Bruno Roma: Not at all, because it ended in a magnificent ceremony in the church of Saint Mary of the Martyrs, i.e. the Pantheon, where the rector was able to welcome 170 faithful (there were 750 last year) for the pontifical Vespers of Saint Raphael.
Paix liturgique: Pontifical Vespers?
Bruno Roma: Yes, thanks to our friend Don Giorgio Lensi we had the joy of welcoming Bishop Janfranco Girotti, titular bishop of Meta, and Regent Emeritus of the Apostolic Penitentiary. He presided over a beautiful ceremony organized by priests of the Institute of the Good Shepherd.
Paix liturgique: Now this was not the first time that you organized a ceremony at the Pantheon on Friday?
Bruno Roma: It has become a tradition that provides a bridge between the Encounter and the pilgrimage. It is above all a magnificent time of prayer, enriched with near-heavenly music, which in this privileged location gives us a foretaste of heaven.
Paix liturgique: And what happened on Saturday, since—as I understand it—the Saturday procession had become unfeasible because of sanitary measures?
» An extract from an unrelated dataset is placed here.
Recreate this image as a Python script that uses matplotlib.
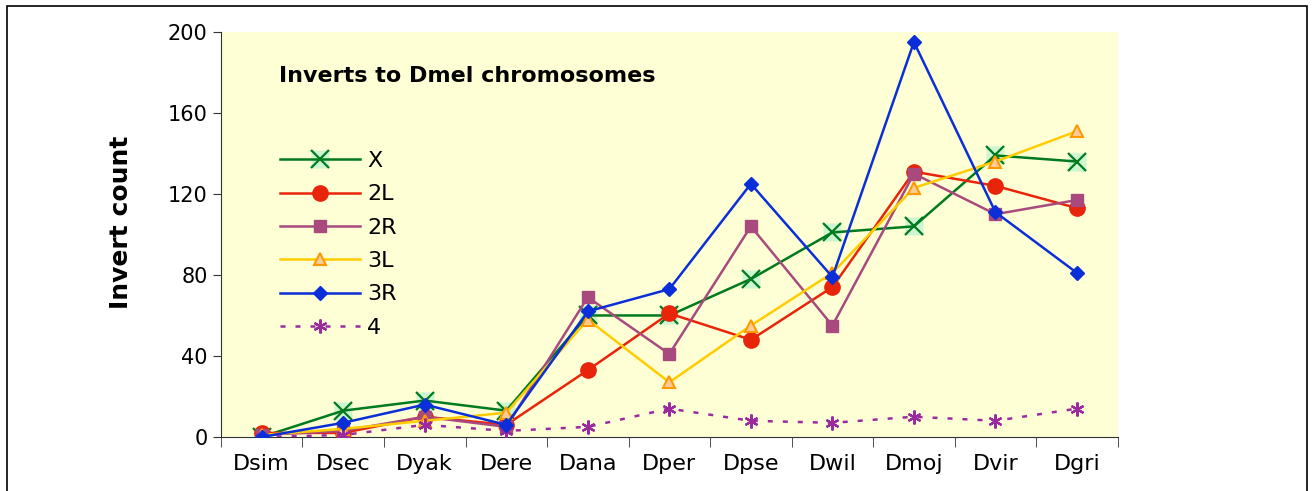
import matplotlib
matplotlib.use('Agg')
import matplotlib.pyplot as plt
from matplotlib.legend_handler import HandlerTuple
from matplotlib.patches import Rectangle
import numpy as np

species = ['Dsim', 'Dsec', 'Dyak', 'Dere', 'Dana', 'Dper', 'Dpse', 'Dwil', 'Dmoj', 'Dvir', 'Dgri']

chr_x  = [0, 13, 18, 13, 60, 60, 78, 101, 104, 139, 136]
chr_2l = [2, 2, 10, 6, 33, 61, 48, 74, 131, 124, 113]
chr_2r = [1, 3, 10, 5, 69, 41, 104, 55, 130, 110, 117]
chr_3l = [1, 4, 8, 12, 58, 27, 55, 81, 123, 136, 151]
chr_3r = [0, 7, 16, 6, 62, 73, 125, 79, 195, 111, 81]
chr_4  = [0, 1, 6, 3, 5, 14, 8, 7, 10, 8, 14]

fig = plt.figure(figsize=(13.15, 4.91), dpi=100)
ax = fig.add_axes([0.168, 0.110, 0.682, 0.825])
ax.set_facecolor('#FFFFD6')

# frame around whole chart
fig.patches.append(Rectangle((7/1315, -0.05), 1300/1315, 1 - 6/491 + 0.05,
                             transform=fig.transFigure, fill=False,
                             edgecolor='black', linewidth=1.2))

xs = np.arange(len(species))

# X series: light green square behind an x marker
bg, = ax.plot(xs, chr_x, linestyle='none', marker='s', markersize=13,
              markerfacecolor='#CCF5D0', markeredgecolor='none', zorder=2)
lx, = ax.plot(xs, chr_x, color='#007A1E', linewidth=1.8, marker='x',
              markersize=13, markeredgewidth=1.6, zorder=3)
l2l, = ax.plot(xs, chr_2l, color='#E8240A', linewidth=1.8, marker='o',
               markersize=11, zorder=3)
l2r, = ax.plot(xs, chr_2r, color='#A84A7E', linewidth=1.8, marker='s',
               markersize=9, zorder=3)
l3l, = ax.plot(xs, chr_3l, color='#FFCC00', linewidth=1.8, marker='^',
               markersize=9, markerfacecolor='#FFCC99', markeredgecolor='#FF9900',
               markeredgewidth=1.5, zorder=3)
l3r, = ax.plot(xs, chr_3r, color='#0A2FD8', linewidth=1.8, marker='D',
               markersize=7, zorder=4)
l4, = ax.plot(xs, chr_4, color='#9B2A9E', linewidth=1.8, linestyle=(0, (2, 4)),
              marker=(6, 2, 0), markersize=10, markeredgewidth=1.6, zorder=3)

ax.set_xlim(-0.5, len(species) - 0.5)
ax.set_ylim(0, 200)
ax.set_yticks(range(0, 201, 40))
ax.set_xticks(xs)
ax.set_xticklabels(species)
ax.set_xticks(np.arange(-0.5, len(species), 1), minor=True)
ax.tick_params(axis='x', which='major', length=0, pad=12, labelsize=16)
ax.tick_params(axis='x', which='minor', length=7, direction='out', color='#333333')
ax.tick_params(axis='y', length=6, direction='out', labelsize=15, color='#333333')

for s in ['top', 'right']:
    ax.spines[s].set_visible(False)
for s in ['left', 'bottom']:
    ax.spines[s].set_color('#333333')

ax.set_ylabel('Invert count', fontsize=18, fontweight='bold')
ax.yaxis.set_label_coords(-0.098, 0.53)

ax.text(0.065, 0.89, 'Inverts to Dmel chromosomes', transform=ax.transAxes,
        fontsize=16, fontweight='bold', va='center')

ax.legend([(bg, lx), l2l, l2r, l3l, l3r, l4], ['X', '2L', '2R', '3L', '3R', '4'],
          handler_map={tuple: HandlerTuple(ndivide=1, pad=0)},
          loc='upper left', bbox_to_anchor=(0.044, 0.755), frameon=False,
          fontsize=16, handlelength=3.6, labelspacing=0.6, handletextpad=0.3)

fig.savefig('out.png', dpi=100)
Bruno Roma: Indeed, that is why our intense Summorum Pontificum event ended at noon on Saturday with a beautiful pontifical Mass of thanksgiving celebrated by Cardinal Burke in the church of Santa Trinità dei Pellegrini. The doors were closed, but the place was filled with a crowd of representatives of the people of Summorum Pontificum hailing from all over the world, all happy to be participating in this beautiful ceremony.
Paix liturgique: Two beautiful days, despite the circumstances.
Bruno Roma: Quite right, but we hope that next year our Encounter and the Summorum Pontificum pilgrimage can run smoothly—and we’re already preparing for that.
Paix liturgique: Already?
Bruno Roma: Why yes, all the organizers are already at it, for this new high point of the people of Summorum Pontificum, which will take place October 29, 30, and 31, 2020 under the patronage of Archbishop Salvatore Cordileone of San Francisco.